Efraim Zuroff and Dovid Katz, both Brooklyn, New York born and bred, have spent many years fighting against state-sponsored history revisionism, renewed antisemitism in some of the formerly communist Eastern European countries, and the East European cult of the macabre that glorifies as “state heroes” former Nazi collaborators. One can see this in the Baltic states, Croatia, western Ukraine, and elsewhere. They deserve recognition for their tireless and uncompromising struggle to have the truth and only the truth recorded in the historic record of the civilized world concerning the fate of East European Jewry.

It is a cliché to note how the decades fly by. It is now over sixty years that I have been reading about the Holocaust (and seeing documentaries) and I am still constantly discovering facts and aspects hitherto unknown to me.

Yet, around me in Belgium, I have the feeling that less and less people are interested or knowledgeable about the destruction of a major minority population of very own Europe, and I am sometimes pessimistic about wider memory preservation of what happened in our midst. Yet, I never regretted having immersed myself in these matters or continuing to do so, even if I have spent thousands of hours doing it.

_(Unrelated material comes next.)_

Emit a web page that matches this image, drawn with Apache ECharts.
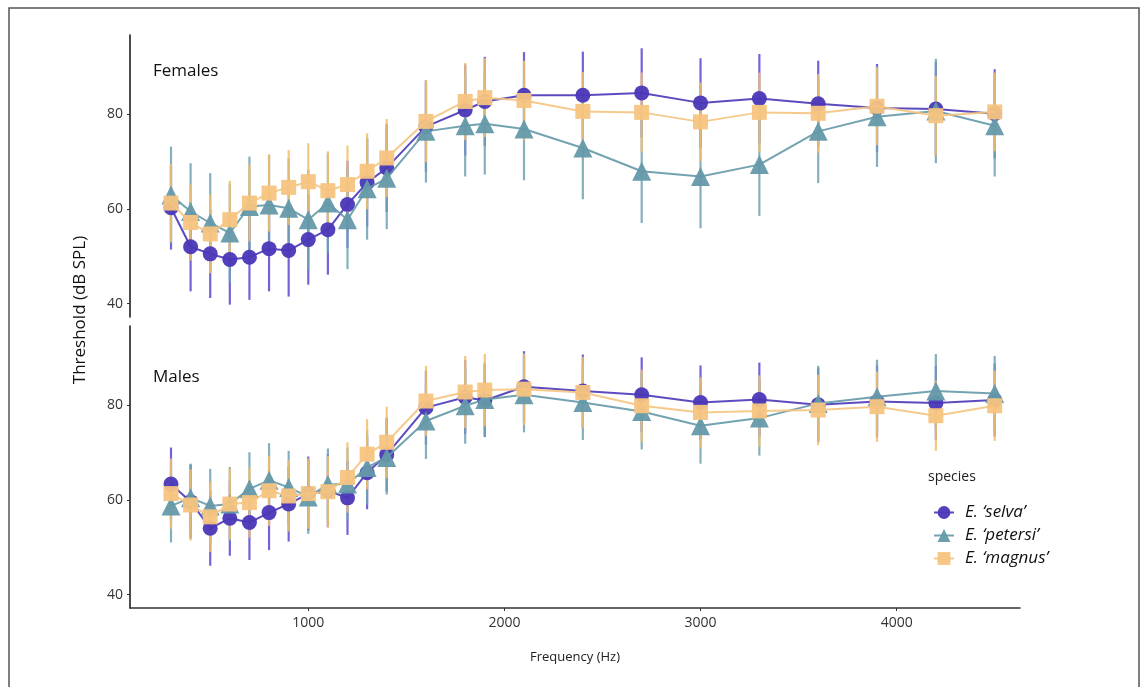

I owe it to the millions of victims, as a human being. It is a matter of decency. And, like every lifetime journey of growth and learning, it does bring great benefit to oneself as a citizen of our planet and one who believes in human growth at every age of our lives. I remain optimistic that it will continue to do so for some inspired and enlightened people, here in Europe, and around the world, also in the years and generations to come.